TASK DIRECTIONS: Copy the data that follows exactly. Include no pictures.

+++ GIVEN MATERIAL +++

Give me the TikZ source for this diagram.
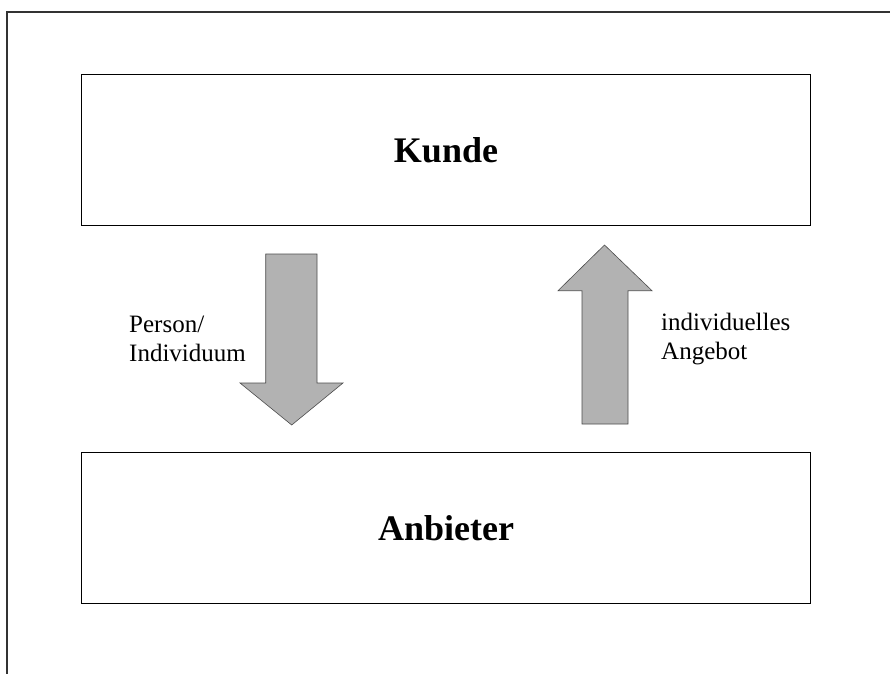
\documentclass[tikz,border=0pt]{standalone}
\usepackage{fontspec}
\setmainfont{Liberation Serif}
\begin{document}
\begin{tikzpicture}[x=1pt,y=-1pt,
  frameline/.style={draw=black!80, line width=1.6pt},
  block/.style={draw=black, line width=0.9pt, minimum width=729pt, minimum height=151pt, inner sep=0pt,
                font=\fontsize{36}{40}\selectfont\bfseries},
  flow/.style={fill=black!30, draw=black!70, line width=0.6pt, line join=miter},
  label/.style={font=\fontsize{25}{28.5}\selectfont, align=left, inner sep=0pt, anchor=west}]
  \useasboundingbox (0,0) rectangle (890,674);
  % outer frame: top and left edges only
  \draw[frameline] (890,12.3) -- (6.7,12.3) -- (6.7,674);
  % the two parties
  \node[block] (kunde) at (446,150.4) {Kunde};
  \node[block] (anbieter) at (446,527.8) {Anbieter};
  % downward arrow
  \draw[flow] (265.7,254) -- (317,254) -- (317,383) -- (343,383) -- (291.7,425)
              -- (240,383) -- (265.7,383) -- cycle;
  % upward arrow
  \draw[flow] (582,424) -- (628,424) -- (628,290.7) -- (652,290.7) -- (604.5,245)
              -- (558,290.7) -- (582,290.7) -- cycle;
  % labels beside the arrows
  \node[label] (person) at (129,339) {Person/\\Individuum};
  \node[label] (angebot) at (661,339) {individuelles\\Angebot};
\end{tikzpicture}
\end{document}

+++

PROBLEM SOLUTION:
Give me the TikZ source for this diagram.
\documentclass[tikz,border=0pt]{standalone}
\usepackage{fontspec}
\setmainfont{Liberation Serif}
\begin{document}
\begin{tikzpicture}[x=1pt,y=-1pt,
  frameline/.style={draw=black!80, line width=1.6pt},
  block/.style={draw=black, line width=0.9pt, minimum width=729pt, minimum height=151pt, inner sep=0pt,
                font=\fontsize{36}{40}\selectfont\bfseries},
  flow/.style={fill=black!30, draw=black!70, line width=0.6pt, line join=miter},
  label/.style={font=\fontsize{25}{28.5}\selectfont, align=left, inner sep=0pt, anchor=west}]
  \useasboundingbox (0,0) rectangle (890,674);
  % outer frame: top and left edges only
  \draw[frameline] (890,12.3) -- (6.7,12.3) -- (6.7,674);
  % the two parties
  \node[block] (kunde) at (446,150.4) {Kunde};
  \node[block] (anbieter) at (446,527.8) {Anbieter};
  % downward arrow
  \draw[flow] (265.7,254) -- (317,254) -- (317,383) -- (343,383) -- (291.7,425)
              -- (240,383) -- (265.7,383) -- cycle;
  % upward arrow
  \draw[flow] (582,424) -- (628,424) -- (628,290.7) -- (652,290.7) -- (604.5,245)
              -- (558,290.7) -- (582,290.7) -- cycle;
  % labels beside the arrows
  \node[label] (person) at (129,339) {Person/\\Individuum};
  \node[label] (angebot) at (661,339) {individuelles\\Angebot};
\end{tikzpicture}
\end{document}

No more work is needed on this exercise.